The head of Howard Animal Control described the scene as “ horrendous” and “heartbreaking” in one of the county’s most notable animal cruelty cases involving more than 75 dead and sickly cats hoarded inside a townhouse.
Cardboard boxes full of cat carcasses, sickly kittens nursing inside of kitchen cabinets and urine soaked floors coated in mounds of feces were among the sights that Animal Control Administrator Deborah Baracco recounted to a Howard jury Tuesday.
“The inside of the home was probably in the worst condition I have ever seen,” she said.
“My eyes and throat were burning. [The odor] was making me gag.”
The cats’ owner, Ayten Icgoren, 81, is appealing her 2007 animal cruelty conviction, claiming she loved the cats and couldn’t care for them once they began breeding uncontrollably.
“The one thing she did wrong was not having the cats spayed,” said defense attorney Arthur Reynolds Jr., during opening arguments Tuesday.
“That may not be right, but it’s not criminal.”
Reynolds also said Icgoren suffered a broken foot during a car accident and could not clean her house or find new owners for the excess cats.
He blamed the cats’ injuries on animal control officers who, he said, busted down the door to Icgoren’s house on Swan Point Way in Columbia, brutally removed the cats and euthanized them instead of treating their health conditions.
“There was animal abuse in this case, there was animal torment … but it was committed by animal control officers,” he said.
“They viciously and barbarously killed 50 of the cats that this woman loved so much.”
But neighbor Nadia Wasserman described Icgoren as an unfriendly woman who refused to call an exterminator even though her house was the source of a community insect infestation.

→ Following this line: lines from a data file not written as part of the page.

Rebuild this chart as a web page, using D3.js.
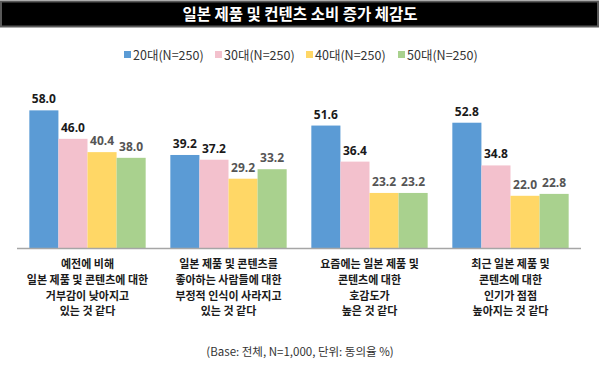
<!DOCTYPE html>
<html>
<head>
<meta charset="utf-8">
<script src="https://cdn.jsdelivr.net/npm/d3@7"></script>
<style>
  body { margin: 0; background: #fff; }
  svg { display: block; font-family: "Noto Sans CJK KR", "Noto Sans", sans-serif; }
</style>
</head>
<body>
<div id="chart"></div>
<script>
"use strict";

// categories (each label is split into lines)
var categories = [
  ["예전에 비해", "일본 제품 및 콘텐츠에 대한", "거부감이 낮아지고", "있는 것 같다"],
  ["일본 제품 및 콘텐츠를", "좋아하는 사람들에 대한", "부정적 인식이 사라지고", "있는 것 같다"],
  ["요즘에는 일본 제품 및", "콘텐츠에 대한", "호감도가", "높은 것 같다"],
  ["최근 일본 제품 및", "콘텐츠에 대한", "인기가 점점", "높아지는 것 같다"]
];
var seriesNames = ["20대(N=250)", "30대(N=250)", "40대(N=250)", "50대(N=250)"];
var age20 = [58.0, 39.2, 51.6, 52.8];
var age30 = [46.0, 37.2, 36.4, 34.8];
var age40 = [40.4, 29.2, 23.2, 22.0];
var age50 = [38.0, 33.2, 23.2, 22.8];
var seriesValues = [age20, age30, age40, age50];
var colors = ["#5b9bd5", "#f3c1cd", "#ffd766", "#a9d18e"];
var labelColors = ["#1a1a1a", "#1a1a1a", "#555555", "#555555"];

var width = 600, height = 375;

var svg = d3.select("#chart")
            .append("svg")
            .attr("width", width)
            .attr("height", height);

// title bar
svg.append("rect")
   .attr("x", 1)
   .attr("y", 1.5)
   .attr("width", 597)
   .attr("height", 25)
   .attr("fill", "#000")
   .attr("stroke", "#595959")
   .attr("stroke-width", 2);
svg.append("text")
   .attr("x", 300)
   .attr("y", 20)
   .attr("text-anchor", "middle")
   .attr("fill", "#fff")
   .attr("font-size", 15.5)
   .attr("font-weight", 700)
   .text("일본 제품 및 컨텐츠 소비 증가 체감도");

// legend
var legendX = [124, 215, 306, 398];
var legend = svg.selectAll(".legend")
    .data(seriesNames)
    .enter()
    .append("g")
    .attr("transform", function (d, i) { return "translate(" + legendX[i] + ",55)"; });
legend.append("rect")
   .attr("x", 0)
   .attr("y", -4)
   .attr("width", 7)
   .attr("height", 7)
   .attr("fill", function (d, i) { return colors[i]; });
legend.append("text")
   .attr("x", 9)
   .attr("y", 4.5)
   .attr("font-size", 12.5)
   .attr("fill", "#333")
   .text(function (d) { return d; });

// scales
var x0 = d3.scaleBand()
           .domain(d3.range(categories.length))
           .range([17, 581])
           .paddingInner(0.175)
           .paddingOuter(0.0875);
var x1 = d3.scaleBand()
           .domain(d3.range(seriesNames.length))
           .range([0, x0.bandwidth()]);
var y = d3.scaleLinear()
          .domain([0, 60])
          .range([248, 248 - 60 * 2.373]);

// bars
var groups = svg.selectAll(".group")
    .data(categories)
    .enter()
    .append("g")
    .attr("transform", function (d, i) { return "translate(" + x0(i) + ",0)"; });

groups.selectAll("rect")
   .data(function (d, i) { return seriesValues.map(function (s, j) { return { s: j, v: s[i] }; }); })
   .enter()
   .append("rect")
   .attr("x", function (d) { return x1(d.s); })
   .attr("y", function (d) { return y(d.v); })
   .attr("width", x1.bandwidth())
   .attr("height", function (d) { return y(0) - y(d.v); })
   .attr("fill", function (d) { return colors[d.s]; });

groups.selectAll(".val")
   .data(function (d, i) { return seriesValues.map(function (s, j) { return { s: j, v: s[i] }; }); })
   .enter()
   .append("text")
   .attr("x", function (d) { return x1(d.s) + x1.bandwidth() / 2; })
   .attr("y", function (d) { return y(d.v) - 7; })
   .attr("text-anchor", "middle")
   .attr("font-size", 12)
   .attr("font-weight", 700)
   .attr("font-family", "'Open Sans', sans-serif")
   .attr("fill", function (d) { return labelColors[d.s]; })
   .text(function (d) { return d.v.toFixed(1); });

// baseline
svg.append("line")
   .attr("x1", 17)
   .attr("x2", 581)
   .attr("y1", y(0) + 0.5)
   .attr("y2", y(0) + 0.5)
   .attr("stroke", "#a6a6a6")
   .attr("stroke-width", 1.5);

// category labels
groups.append("text")
   .attr("text-anchor", "middle")
   .attr("font-size", 11)
   .attr("font-weight", 700)
   .attr("fill", "#1a1a1a")
   .selectAll("tspan")
   .data(function (d) { return d; })
   .enter()
   .append("tspan")
   .attr("x", x0.bandwidth() / 2)
   .attr("y", function (d, i) { return 268 + i * 15.8; })
   .text(function (d) { return d; });

// footnote
svg.append("text")
   .attr("x", 300)
   .attr("y", 356)
   .attr("text-anchor", "middle")
   .attr("font-size", 11.5)
   .attr("fill", "#333")
   .text("(Base: 전체, N=1,000, 단위: 동의율 %)");
</script>
</body>
</html>
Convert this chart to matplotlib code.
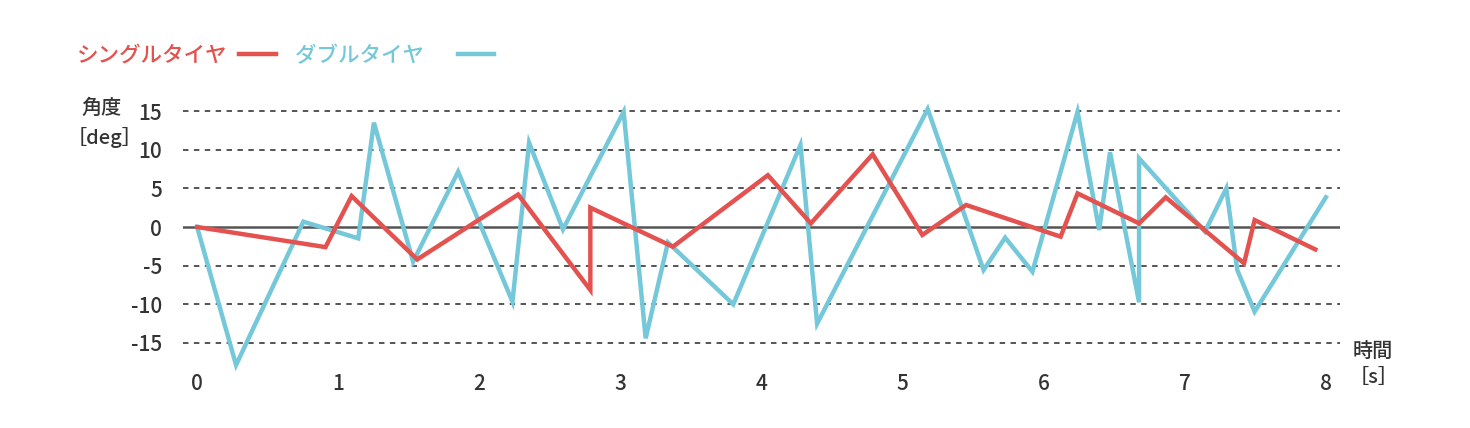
import matplotlib
matplotlib.use("Agg")
import matplotlib.pyplot as plt

plt.rcParams['font.family'] = ['Noto Sans CJK JP', 'DejaVu Sans']

# Single tyre (シングルタイヤ)
single_t = [0.0, 0.91, 1.095, 1.56, 2.275, 2.787, 2.787, 3.372, 4.045, 4.35,
            4.788, 5.14, 5.45, 6.12, 6.24, 6.676, 6.865, 7.42, 7.495, 7.925]
single_v = [0.0, -2.6, 4.0, -4.2, 4.2, -8.15, 2.5, -2.55, 6.7, 0.47,
            9.4, -1.03, 2.85, -1.25, 4.35, 0.47, 3.84, -4.7, 0.9, -2.9]

# Double tyre (ダブルタイヤ)
double_t = [0.0, 0.276, 0.753, 1.142, 1.253, 1.531, 1.85, 2.235, 2.353, 2.593,
            3.023, 3.179, 3.337, 3.80, 4.276, 4.394, 5.178, 5.574, 5.727, 5.92,
            6.24, 6.393, 6.47, 6.676, 6.676, 7.143, 7.294, 7.372, 7.495, 8.0]
double_v = [0.0, -17.85, 0.69, -1.47, 13.5, -4.48, 7.15, -9.66, 10.9, -0.3,
            14.9, -14.4, -2.0, -10.0, 10.6, -12.5, 15.26, -5.56, -1.38, -5.78,
            14.9, -0.39, 9.66, -9.74, 8.88, -0.6, 5.0, -5.56, -10.95, 3.84]

x_ticks = [0, 1, 2, 3, 4, 5, 6, 7, 8]
y_ticks = [15, 10, 5, 0, -5, -10, -15]

RED = "#E3524F"
BLUE = "#74C8D9"
GRID = "#555555"
TXT = "#333333"
W = 'medium'

fig = plt.figure(figsize=(14.7, 4.28), dpi=100)
ax = fig.add_axes([183/1470, 1-373.9/428, (1340-183)/1470, (373.9-103.3)/428])
ax.set_xlim(-0.1, 8.1)
ax.set_ylim(-19, 16)

for y in y_ticks:
    if y == 0:
        ax.axhline(y, color=GRID, lw=1.8, zorder=1)
    else:
        ax.axhline(y, color=GRID, lw=1.4, ls=(0, (2.8, 2.8)), zorder=1)

ax.plot(double_t, double_v, color=BLUE, lw=3.2, label="ダブルタイヤ\u3000",
        solid_joinstyle='miter', zorder=2)
ax.plot(single_t, single_v, color=RED, lw=3.2, label="シングルタイヤ",
        solid_joinstyle='miter', zorder=3)

for s in ax.spines.values():
    s.set_visible(False)
ax.set_xticks(x_ticks)
ax.set_yticks(y_ticks)
ax.set_xticklabels([str(v) for v in x_ticks], fontweight=W)
ax.set_yticklabels([str(v) for v in y_ticks], fontweight=W)
ax.tick_params(axis='both', length=0, labelsize=15, colors=TXT)
ax.tick_params(axis='x', pad=-1)
ax.tick_params(axis='y', pad=15)

fig.text(102/1470, 1-108/428, "角度", fontsize=14.5, color=TXT, ha='center', va='center', fontweight=W)
fig.text(105/1470, 1-137/428, "［deg］", fontsize=14.5, color=TXT, ha='center', va='center', fontweight=W)
fig.text(1373/1470, 1-351/428, "時間", fontsize=14.5, color=TXT, ha='center', va='center', fontweight=W)
fig.text(1374/1470, 1-377/428, "［s］", fontsize=14.5, color=TXT, ha='center', va='center', fontweight=W)

h, l = ax.get_legend_handles_labels()
leg = fig.legend(h[::-1], l[::-1], loc='center left', bbox_to_anchor=(77/1470, 1-56/428),
                 ncol=2, frameon=False, markerfirst=False,
                 prop={'size': 15.5, 'weight': W},
                 handlelength=1.7, handletextpad=0.55, columnspacing=0.9,
                 borderpad=0, borderaxespad=0, labelcolor='linecolor')

fig.savefig("out.png", dpi=100)
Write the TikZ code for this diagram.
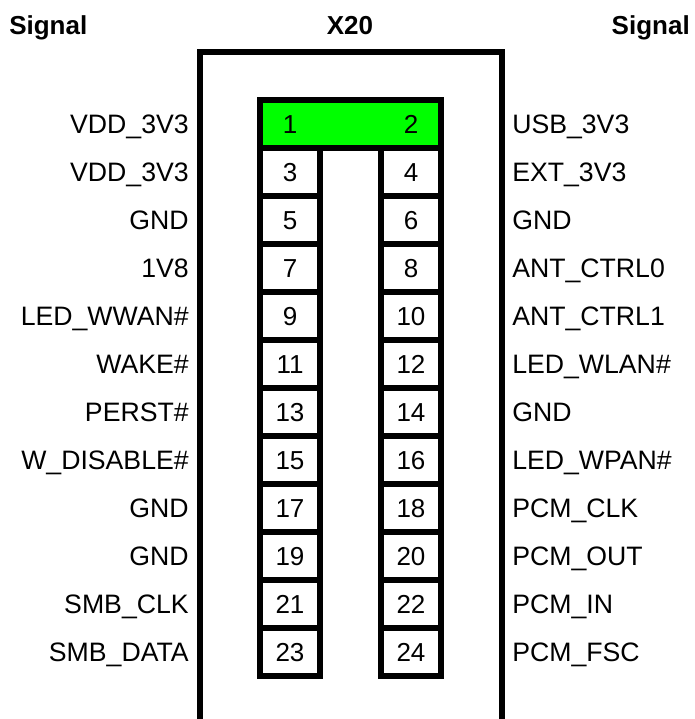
\documentclass[tikz,border=0pt]{standalone}
\usepackage{fontspec}
\setmainfont{Liberation Sans}
\definecolor{pingreen}{RGB}{0,255,0}
\tikzset{
  outerline/.style={line width=4.5pt},
  pinbox/.style={draw, line width=3.8pt, rectangle, minimum width=45pt, minimum height=36pt, inner sep=0pt, font=\fontsize{19.5}{23}\selectfont, text height=14pt, text depth=0pt},
  sigl/.style={anchor=east, inner sep=0pt, font=\fontsize{20}{24}\selectfont, text height=14.3pt, text depth=0pt},
  sigr/.style={anchor=west, inner sep=0pt, font=\fontsize{20}{24}\selectfont, text height=14.3pt, text depth=0pt},
  head/.style={inner sep=0pt, font=\fontsize{19.5}{23}\selectfont\bfseries, text height=14pt, text depth=0pt}
}
\begin{document}
\begin{tikzpicture}[x=0.75pt,y=-0.75pt]
\useasboundingbox (0,0) rectangle (694,719);
% headings
\node[head, anchor=west] (hl) at (9,25) {Signal};
\node[head] (hx) at (350,25) {X20};
\node[head, anchor=east] (hr) at (690,25) {Signal};
% outer connector outline (open at bottom)
\coordinate (obl) at (200,725);
\coordinate (otl) at (200,52);
\coordinate (otr) at (502,52);
\coordinate (obr) at (502,725);
\draw[outerline] (obl) -- (otl) -- (otr) -- (obr);
% pin 1-2 row
\node[pinbox, fill=pingreen, minimum width=135.75pt] (p12) at (350.5,124) {};
\node[inner sep=0pt, font=\fontsize{19.5}{23}\selectfont, text height=14pt, text depth=0pt] (p1) at (290,124) {1};
\node[inner sep=0pt, font=\fontsize{19.5}{23}\selectfont, text height=14pt, text depth=0pt] (p2) at (411,124) {2};
% other pins
\foreach \r in {2,...,12}{
  \pgfmathtruncatemacro{\odd}{2*\r-1}
  \pgfmathtruncatemacro{\even}{2*\r}
  \pgfmathsetmacro{\yy}{100+48*(\r-0.5)}
  \node[pinbox] (p\odd) at (290,\yy) {\odd};
  \node[pinbox] (p\even) at (411,\yy) {\even};
}
% left signals
\foreach \r/\t in {1/VDD\_3V3,2/VDD\_3V3,3/GND,4/1V8,5/LED\_WWAN\#,6/WAKE\#,7/PERST\#,8/W\_DISABLE\#,9/GND,10/GND,11/SMB\_CLK,12/SMB\_DATA}{
  \pgfmathsetmacro{\yy}{100+48*(\r-0.5)}
  \node[sigl] (l\r) at (189,\yy) {\t};
}
% right signals
\foreach \r/\t in {1/USB\_3V3,2/EXT\_3V3,3/GND,4/ANT\_CTRL0,5/ANT\_CTRL1,6/LED\_WLAN\#,7/GND,8/LED\_WPAN\#,9/PCM\_CLK,10/PCM\_OUT,11/PCM\_IN,12/PCM\_FSC}{
  \pgfmathsetmacro{\yy}{100+48*(\r-0.5)}
  \node[sigr] (r\r) at (512,\yy) {\t};
}
\end{tikzpicture}
\end{document}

“We couldn’t have dinner without all these bugs around,” Wasserman testified.
“That in itself was disgusting, but on top of that was the most horrible stench … I couldn’t take it anymore, so I called animal control.”
Icgoren was sentenced in October 2007 to 360 days in jail, all of which were suspended by Howard District Judge Neil Axel, who prohibited her from owning or caring for any animals and placed her on three years probation with routine house checks by Howard Animal Control.
If convicted during her appeal, Icgoren could face up 90 days in jail for each of the 21 charges.